Ce niveau d'activité est-il assez élevé pour réduire le nombre de chômeurs qui a encore augmenté en février ?

Non. Au-dela du choc conjoncturel, pour réduire le taux de chômage, il faudrait surtout des réformes structurelles qui, pour l'instant, ne sont pas dans les cartons des candidats à l'élection présidentielle.

Que faudrait-il faire ?

Il faudrait déjà prendre conscience que le marché du travail en France fonctionne encore excessivement au bénéfice des « insiders », c'est-à-dire les personnes sous CDI, laissant en périphérie ceux qui alternent CDD et chômage. Les jeunes, en particulier ceux issus des minorités, et de maniere croissante les seniors, en sont souvent exclus. Au final, la production de richesses est assurée en France par une part assez restreinte de la population, ou les personnes âgées de 25 à 45 ans surqualifiées sont sur-représentées. C'est aussi ce qui permet à la France d'afficher un taux de productivité horaire parmi les plus élevés au monde.

Concrètement, que faudrait-il faire ?

Il faudrait notamment réformer le marché du travail de telle façon que les entreprises prennent un risque plus mesuré lorsqu'elles embauchent. C'est parce qu'embaucher est risqué qu'elles rationnent la quantité de travail et sélectionnent à outrance les candidats. Résultat, beaucoup de Français compétents et méritants restent sur le carreau. L'un des paradoxes francais, c'est qu'un haut niveau de protection de l'emploi co-existe avec une grande anxiété vis-a-vis du chomage. En caricaturant, ceux qui ont un CDI vivent dans l'angoisse de le perdre un jour, estimant qu'une telle chance ne se reproduira pas. C'est une configuration génératrice de beaucoup de stress et d insatisfaction dans les entreprises françaises.

Les échéances électorales pèsent-elles sur vos anticipations ?

Pas à court terme. Les programmes des deux poids lourds divergent au final assez peu sur l'orientation des politiques économiques.
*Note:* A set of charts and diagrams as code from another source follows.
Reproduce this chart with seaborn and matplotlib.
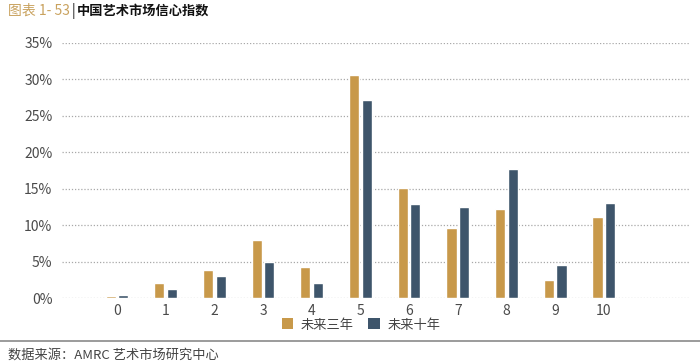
import matplotlib
matplotlib.use("Agg")
import matplotlib.pyplot as plt
import seaborn as sns
import pandas as pd
from matplotlib.ticker import PercentFormatter, MultipleLocator
from matplotlib.patches import Patch
from matplotlib.lines import Line2D

categories = ["0", "1", "2", "3", "4", "5", "6", "7", "8", "9", "10"]
three_year = [0.25, 2.0, 3.9, 8.0, 4.2, 30.6, 15.1, 9.6, 12.2, 2.5, 11.1]
ten_year = [0.4, 1.2, 3.0, 5.0, 2.1, 27.2, 12.9, 12.5, 17.7, 4.5, 13.1]
series_names = ["未来三年", "未来十年"]
colors = ["#C8994A", "#3E556B"]

sns.set_theme(style="white")
plt.rcParams["font.family"] = ["Noto Sans CJK SC", "DejaVu Sans"]

df = pd.DataFrame({
    "score": categories * 2,
    "value": three_year + ten_year,
    "series": [series_names[0]] * len(categories) + [series_names[1]] * len(categories),
})

fig = plt.figure(figsize=(7.0, 3.64), dpi=100)
ax = fig.add_axes([62 / 700, 1 - 298 / 364, (690 - 62) / 700, (298 - 43) / 364])

sns.barplot(data=df, x="score", y="value", hue="series", order=categories,
            hue_order=series_names, palette=colors, width=0.52, gap=0.2,
            saturation=1, ax=ax, legend=False, errorbar=None)

ax.set_xlim(-1.13, 11.77)
ax.set_ylim(0, 35)
ax.yaxis.set_major_locator(MultipleLocator(5))
ax.yaxis.set_major_formatter(PercentFormatter(decimals=0))
ax.set_axisbelow(True)
ax.grid(axis="y", color="#A8A8A8", linestyle=(0, (1, 1.5)), linewidth=0.9)
ax.grid(axis="x", visible=False)
for s in ax.spines.values():
    s.set_visible(False)
ax.set_xlabel("")
ax.set_ylabel("")
ax.tick_params(axis="both", length=0, labelsize=10, colors="#4a4a4a")
ax.tick_params(axis="y", pad=7)
ax.tick_params(axis="x", pad=4)

handles = [Patch(facecolor=c, edgecolor="none") for c in colors]
fig.legend(handles, series_names, loc="center", bbox_to_anchor=(361 / 700, 1 - 325 / 364),
           ncol=2, frameon=False, fontsize=9.5, handlelength=0.9, handleheight=0.9,
           handletextpad=0.55, columnspacing=1.1, labelcolor="#444444")

fig.add_artist(Line2D([0, 1], [1 - 341 / 364, 1 - 341 / 364], color="#8a8a8a",
                      linewidth=1.2, transform=fig.transFigure))

fig.text(8 / 700, 1 - 11 / 364, "图表 1- 53", color="#C9A25E", fontsize=10,
         va="center", ha="left")
fig.text(72 / 700, 1 - 11 / 364, "|", color="#111111", fontsize=10,
         va="center", ha="left")
fig.text(77 / 700, 1 - 11 / 364, "中国艺术市场信心指数", color="#111111", fontsize=9.5,
         va="center", ha="left", fontweight="bold")
fig.text(8 / 700, 1 - 355 / 364, "数据来源：AMRC 艺术市场研究中心", color="#444444",
         fontsize=9.5, va="center", ha="left")

fig.savefig("out.png", dpi=100)
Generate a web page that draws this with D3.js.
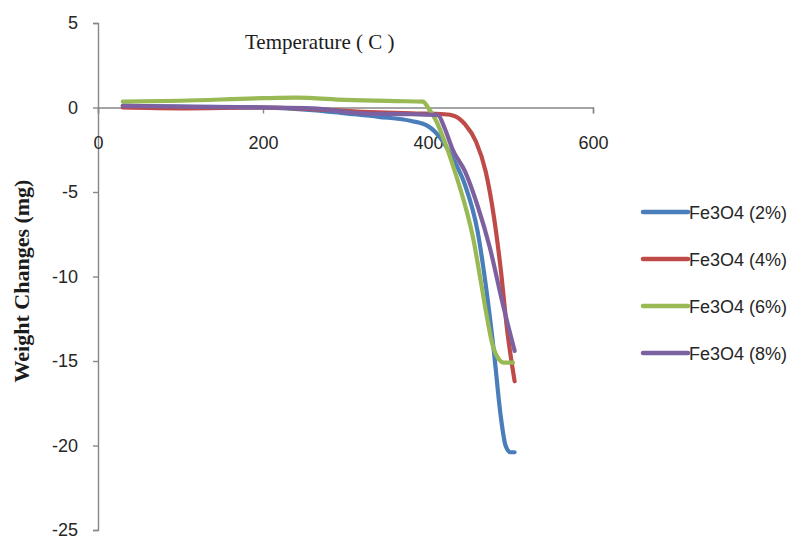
<!DOCTYPE html>
<html>
<head>
<meta charset="utf-8">
<script src="https://cdn.jsdelivr.net/npm/d3@7"></script>
<style>
  body { margin: 0; background: #fff; }
  svg { display: block; }
</style>
</head>
<body>
<div id="chart"></div>
<script>
/* --- data --------------------------------------------------------------- */
const seriesNames = ["Fe3O4 (2%)", "Fe3O4 (4%)", "Fe3O4 (6%)", "Fe3O4 (8%)"];

const temp2 = [30, 100, 200, 260, 300, 340, 380, 400, 415, 430, 445, 460, 470, 480, 488, 494, 500, 505];
const wt2   = [0.1, 0.05, 0, -0.15, -0.35, -0.55, -0.8, -1.1, -1.8, -3.0, -4.6, -7.3, -10.5, -14.5, -18.2, -20.0, -20.4, -20.4];

const temp4 = [30, 100, 200, 260, 320, 380, 420, 432, 445, 458, 470, 480, 488, 496, 505];
const wt4   = [0, -0.05, 0, -0.1, -0.25, -0.35, -0.4, -0.5, -1.0, -2.0, -3.8, -6.5, -9.5, -13.2, -16.2];

const temp6 = [30, 100, 200, 240, 300, 360, 394, 400, 410, 420, 432, 445, 455, 463, 470, 478, 486, 492, 503];
const wt6   = [0.35, 0.4, 0.55, 0.58, 0.45, 0.38, 0.35, 0, -0.8, -2.0, -3.7, -5.8, -7.8, -10.0, -12.0, -14.0, -14.9, -15.1, -15.1];

const temp8 = [30, 100, 200, 260, 320, 380, 412, 420, 430, 445, 460, 475, 490, 505];
const wt8   = [0.1, 0.05, 0, -0.05, -0.35, -0.4, -0.45, -1.2, -2.5, -3.8, -5.8, -8.3, -11.5, -14.4];

const xTicks = [0, 200, 400, 600];
const yTicks = [5, 0, -5, -10, -15, -20, -25];
const colors = ["#4a7ebb", "#be4b48", "#98b954", "#7d60a0"];

const series = [
  { name: seriesNames[0], t: temp2, w: wt2 },
  { name: seriesNames[1], t: temp4, w: wt4 },
  { name: seriesNames[2], t: temp6, w: wt6 },
  { name: seriesNames[3], t: temp8, w: wt8 }
];

/* --- layout ------------------------------------------------------------- */
const width = 795, height = 543;
const svg = d3.select("#chart").append("svg")
  .attr("width", width)
  .attr("height", height);

const xScale = d3.scaleLinear().domain([0, 600]).range([98, 593]);
const yScale = d3.scaleLinear().domain([-25, 5]).range([530, 23]);

const tickFont = "'Liberation Sans', Arial, sans-serif";
const axisCol = "#878787";

/* --- y axis ------------------------------------------------------------- */
const yAxis = svg.append("g")
  .attr("transform", `translate(${xScale(0)},0)`)
  .call(d3.axisLeft(yScale).tickValues(yTicks).tickSize(5).tickPadding(15).tickFormat(d3.format("d")));
yAxis.select(".domain").attr("stroke", axisCol).attr("stroke-width", 1.4);
yAxis.selectAll(".tick line").attr("stroke", axisCol).attr("stroke-width", 1.4);
yAxis.selectAll("text")
  .attr("font-family", tickFont).attr("font-size", 18).attr("fill", "#262626")
  .text(d => d < 0 ? "-" + Math.abs(d) : d);

/* --- x axis (crossing at y = 0) ----------------------------------------- */
const xAxis = svg.append("g")
  .attr("transform", `translate(0,${yScale(0)})`)
  .call(d3.axisBottom(xScale).tickValues(xTicks).tickSize(6).tickPadding(23).tickFormat(d3.format("d")));
xAxis.select(".domain").attr("stroke", axisCol).attr("stroke-width", 1.4);
xAxis.selectAll(".tick line").attr("stroke", axisCol).attr("stroke-width", 1.4);
xAxis.selectAll("text")
  .attr("font-family", tickFont).attr("font-size", 18).attr("fill", "#262626");

/* --- lines -------------------------------------------------------------- */
const line = d3.line()
  .x(d => xScale(d[0]))
  .y(d => yScale(d[1]))
  .curve(d3.curveMonotoneX);

svg.append("g").selectAll("path")
  .data(series)
  .join("path")
    .attr("d", s => line(d3.zip(s.t, s.w)))
    .attr("fill", "none")
    .attr("stroke", (s, i) => colors[i])
    .attr("stroke-width", 4.2)
    .attr("stroke-linecap", "round")
    .attr("stroke-linejoin", "round");

/* --- axis titles -------------------------------------------------------- */
svg.append("text")
  .attr("x", 245).attr("y", 49)
  .attr("font-family", "'Liberation Serif', 'Times New Roman', serif")
  .attr("font-size", 21)
  .attr("fill", "#1c1c1c")
  .text("Temperature ( C )");

svg.append("text")
  .attr("transform", "translate(29,281) rotate(-90)")
  .attr("text-anchor", "middle")
  .attr("font-family", "'Liberation Serif', 'Times New Roman', serif")
  .attr("font-size", 22)
  .attr("font-weight", "bold")
  .attr("fill", "#1c1c1c")
  .text("Weight Changes (mg)");

/* --- legend ------------------------------------------------------------- */
const legend = svg.append("g").attr("transform", "translate(643,212)");
series.forEach((s, i) => {
  const y = i * 47;
  legend.append("line")
    .attr("x1", 0).attr("x2", 45).attr("y1", y).attr("y2", y)
    .attr("stroke", colors[i]).attr("stroke-width", 4.5).attr("stroke-linecap", "round");
  legend.append("text")
    .attr("x", 46).attr("y", y + 6.5)
    .attr("font-family", tickFont).attr("font-size", 18).attr("fill", "#262626")
    .text(s.name);
});
</script>
</body>
</html>
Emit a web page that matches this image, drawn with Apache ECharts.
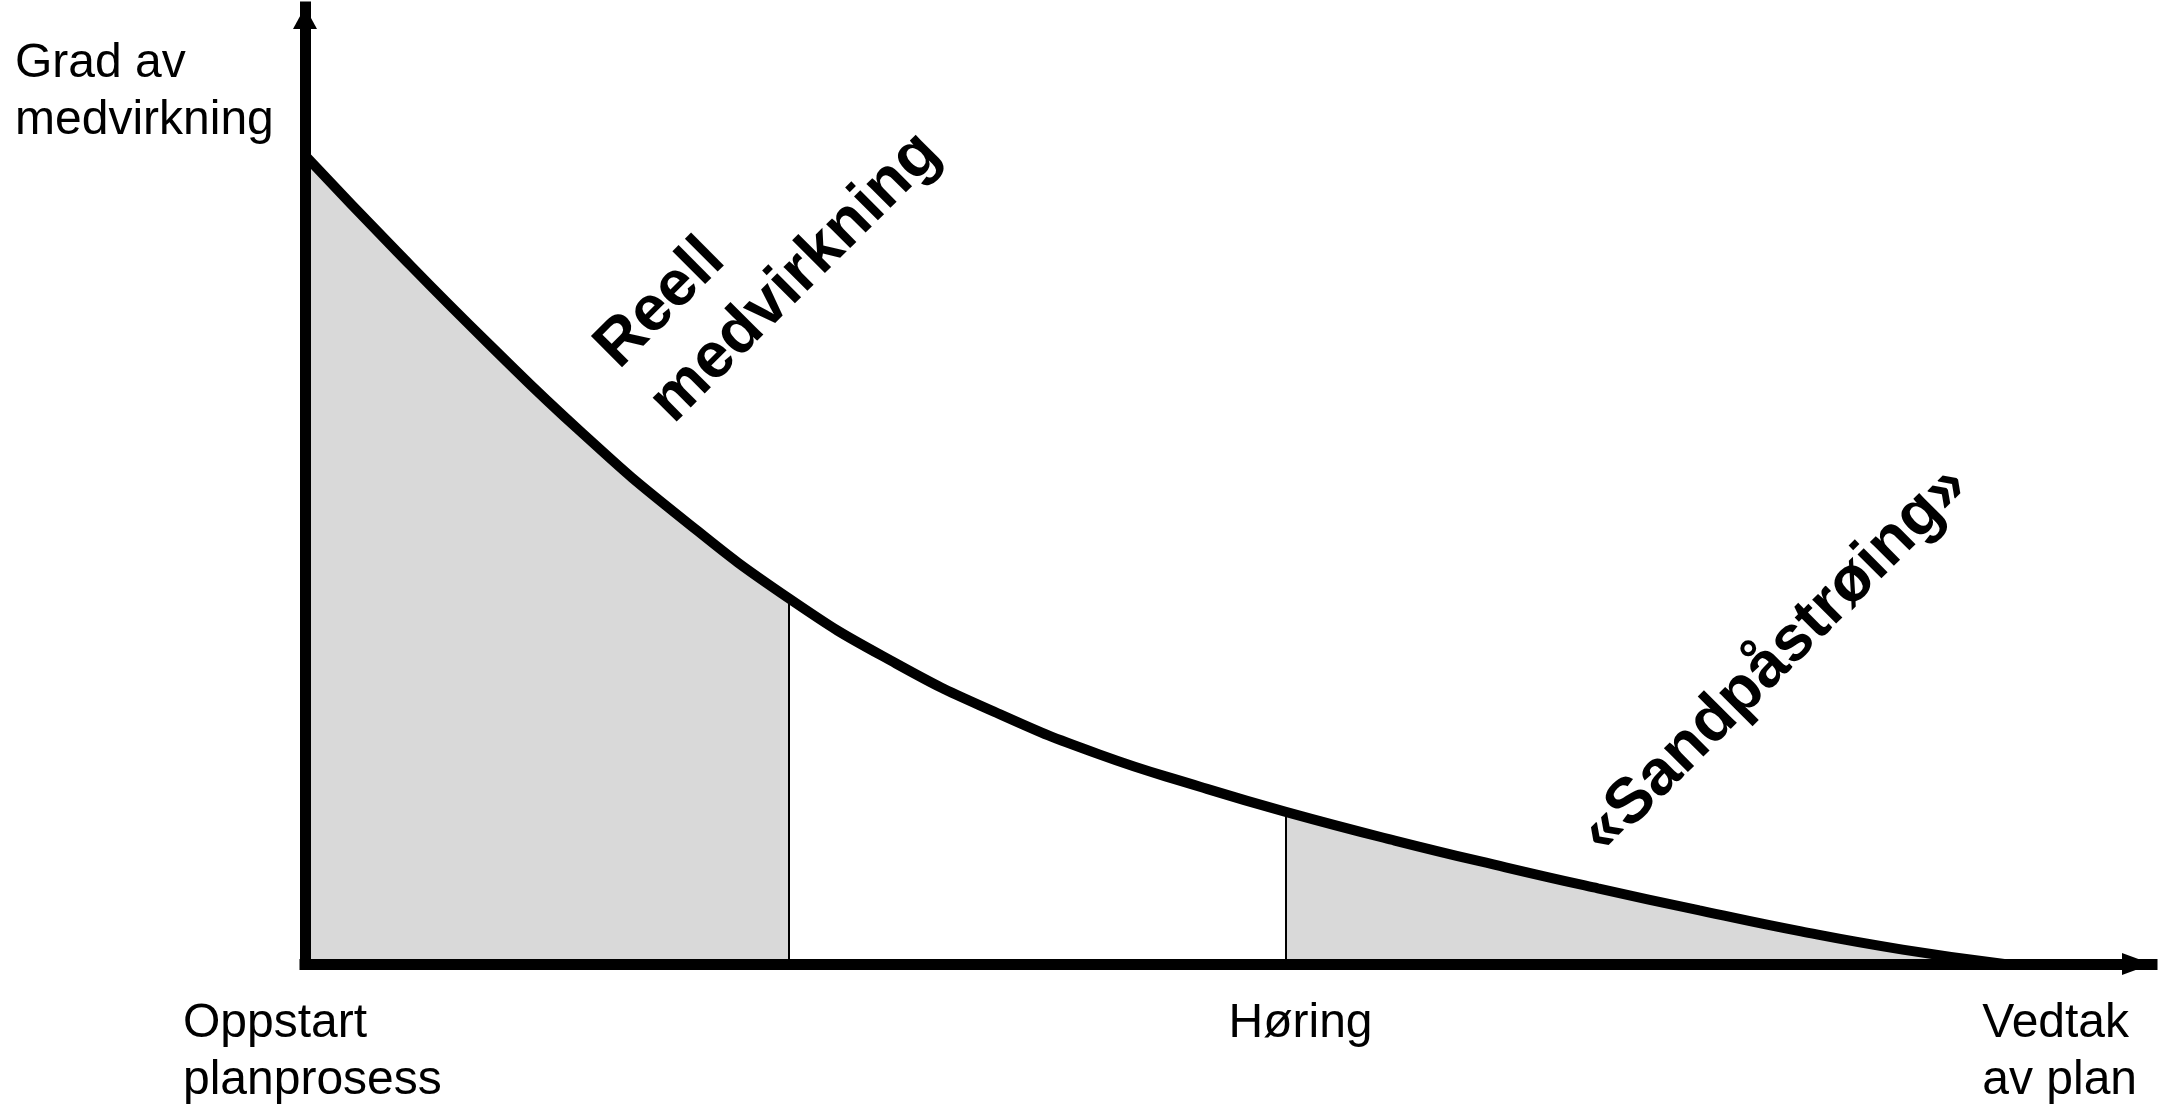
<!DOCTYPE html>
<html>
<head>
<meta charset="utf-8">
<script src="https://cdn.jsdelivr.net/npm/echarts@6/dist/echarts.min.js"></script>
<style>
html,body{margin:0;padding:0;background:#fff;}
#chart{width:2158px;height:1110px;}
</style>
</head>
<body>
<div id="chart"></div>
<script>
// ---- data ----
const curveX = [0, 5, 10, 15, 20, 26.2, 32, 37.5, 43, 48.5, 53.1, 59, 65, 70, 75.5, 81, 86.5, 92];
const curveY = [84.5, 74.4, 64.7, 55.5, 47.2, 38.2, 31.4, 26.2, 21.9, 18.5, 15.9, 12.9, 10.1, 7.9, 5.6, 3.4, 1.5, 0];
const phaseX = [26.2, 53.1];
const shadedRanges = [[0, 26.2], [53.1, 92]];
const xTickValues = [0.4, 53.9, 95];
const xTickLabels = [['Oppstart', 'planprosess'], ['Høring'], ['Vedtak', 'av plan']];
const yAxisTitle = ['Grad av', 'medvirkning'];
const annotationTexts = [['Reell', 'medvirkning'], ['«Sandpåstrøing»']];
const annotationAnchors = [[17.8, 60.5], [79.6, 31.8]];

// ---- build ----
const FONT = '"Liberation Sans", Arial, Helvetica, sans-serif';
const curveData = curveX.map((x, i) => [x, curveY[i]]);
const inShade = x => shadedRanges.some(r => x >= r[0] && x <= r[1]);
const fillData = curveX.map((x, i) => inShade(x) ? [x, curveY[i]] : [x, '-']);
const dividerLines = phaseX.map(px => {
  const y = curveY[curveX.indexOf(px)];
  return [{ coord: [px, 0] }, { coord: [px, y] }];
});

const chart = echarts.init(document.getElementById('chart'));
chart.setOption({
  animation: false,
  backgroundColor: '#fff',
  title: {
    text: yAxisTitle.join('\n'),
    left: 15, top: 35, padding: 0,
    textStyle: { fontFamily: FONT, fontSize: 48, fontWeight: 'normal', color: '#000', lineHeight: 57 }
  },
  grid: { left: 305, right: 6, top: 7, bottom: 146, outerBoundsMode: 'none', containLabel: false },
  xAxis: {
    type: 'value', min: 0, max: 100, z: 5,
    splitLine: { show: false },
    axisTick: { show: false },
    axisLine: { show: true, onZero: false, symbol: ['none', 'triangle'], symbolSize: [22, 30], symbolOffset: [0, -15],
      lineStyle: { color: '#000', width: 11, cap: 'square' } },
    axisLabel: {
      show: true, customValues: xTickValues, margin: 31,
      formatter: v => {
        const i = xTickValues.indexOf(v);
        return i < 0 ? '' : xTickLabels[i].map(s => '{l|' + s + '}').join('\n');
      },
      rich: { l: { align: 'left', fontFamily: FONT, fontSize: 48, lineHeight: 57, color: '#000' } }
    }
  },
  yAxis: {
    type: 'value', min: 0, max: 100, z: 5,
    splitLine: { show: false },
    axisTick: { show: false },
    axisLabel: { show: false },
    axisLine: { show: true, onZero: false, symbol: ['none', 'triangle'], symbolSize: [24, 22], symbolOffset: [0, -11],
      lineStyle: { color: '#000', width: 11, cap: 'square' } }
  },
  series: [
    {
      type: 'line', data: fillData, smooth: 0.5, symbol: 'none', z: 1,
      lineStyle: { width: 0 },
      areaStyle: { color: '#d9d9d9', opacity: 1 },
      silent: true
    },
    {
      type: 'line', data: curveData, smooth: 0.5, symbol: 'none', z: 3,
      lineStyle: { color: '#000', width: 10 },
      markLine: {
        silent: true, symbol: ['none', 'none'], label: { show: false },
        lineStyle: { color: '#000', width: 2, type: 'solid' },
        data: dividerLines, z: 2
      }
    }
  ]
});

const p0 = chart.convertToPixel({ gridIndex: 0 }, annotationAnchors[0]);
const p1 = chart.convertToPixel({ gridIndex: 0 }, annotationAnchors[1]);
chart.setOption({
  graphic: [
    {
      type: 'text', x: p0[0], y: p0[1], rotation: Math.PI / 4, z: 10,
      style: { text: annotationTexts[0].join('\n'), fontFamily: FONT, fontSize: 64, fontWeight: 'bold',
        lineHeight: 77, fill: '#000', align: 'left', verticalAlign: 'middle' }
    },
    {
      type: 'text', x: p1[0], y: p1[1], rotation: Math.PI / 4, z: 10,
      style: { text: annotationTexts[1].join('\n'), fontFamily: FONT, fontSize: 64, fontWeight: 'bold',
        lineHeight: 77, fill: '#000', align: 'center', verticalAlign: 'middle' }
    }
  ]
});
</script>
</body>
</html>
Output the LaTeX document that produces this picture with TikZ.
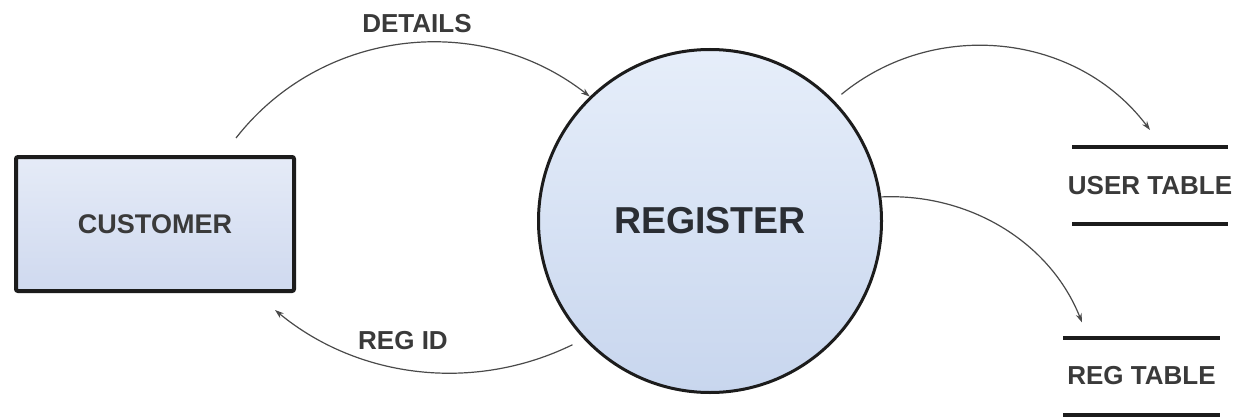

Par ailleurs, aucun des favoris n'a encore proposé de mesure « coup de poing » présentée come capable de modifier sensiblement la trajectoire de l'économie française. Parce que la France est confrontée a ses limites budgetaires - un élément maintenant sans doute intégré par les français- un candidat qui ferait de telles promesses prendrait probablement le risque de se discréditer.

Les conséquences de la dégradation de la note de la dette souveraine de la France par Standard & Poor's ont été quasi-nulles. Le France, et sa capacité à rééquilibrer ses finances publiques, sont-elles redevenues crédibles pour les marchés ?

Le prochain gouvernement bénéficiera de toute maniere d'une période de grâce accordée par les agences de notation. Mais celle-ci prendra fin probablement vers septembre avec la présentation du projet de loi de finances. Il livrera un certain nombre d'indications sur les intentions du prochain gouvernement en matière de réduction des déficits publics. Si la France s'écarte de son objectif de réduire à 3% son déficit budgétaire par rapport au PIB en 2013 - ce qui n'est envisage par aucun des deux « poids lourds » - il est certain que les investisseurs, et donc, les agences de notation, reconsidéreront leur point de vue sur la question.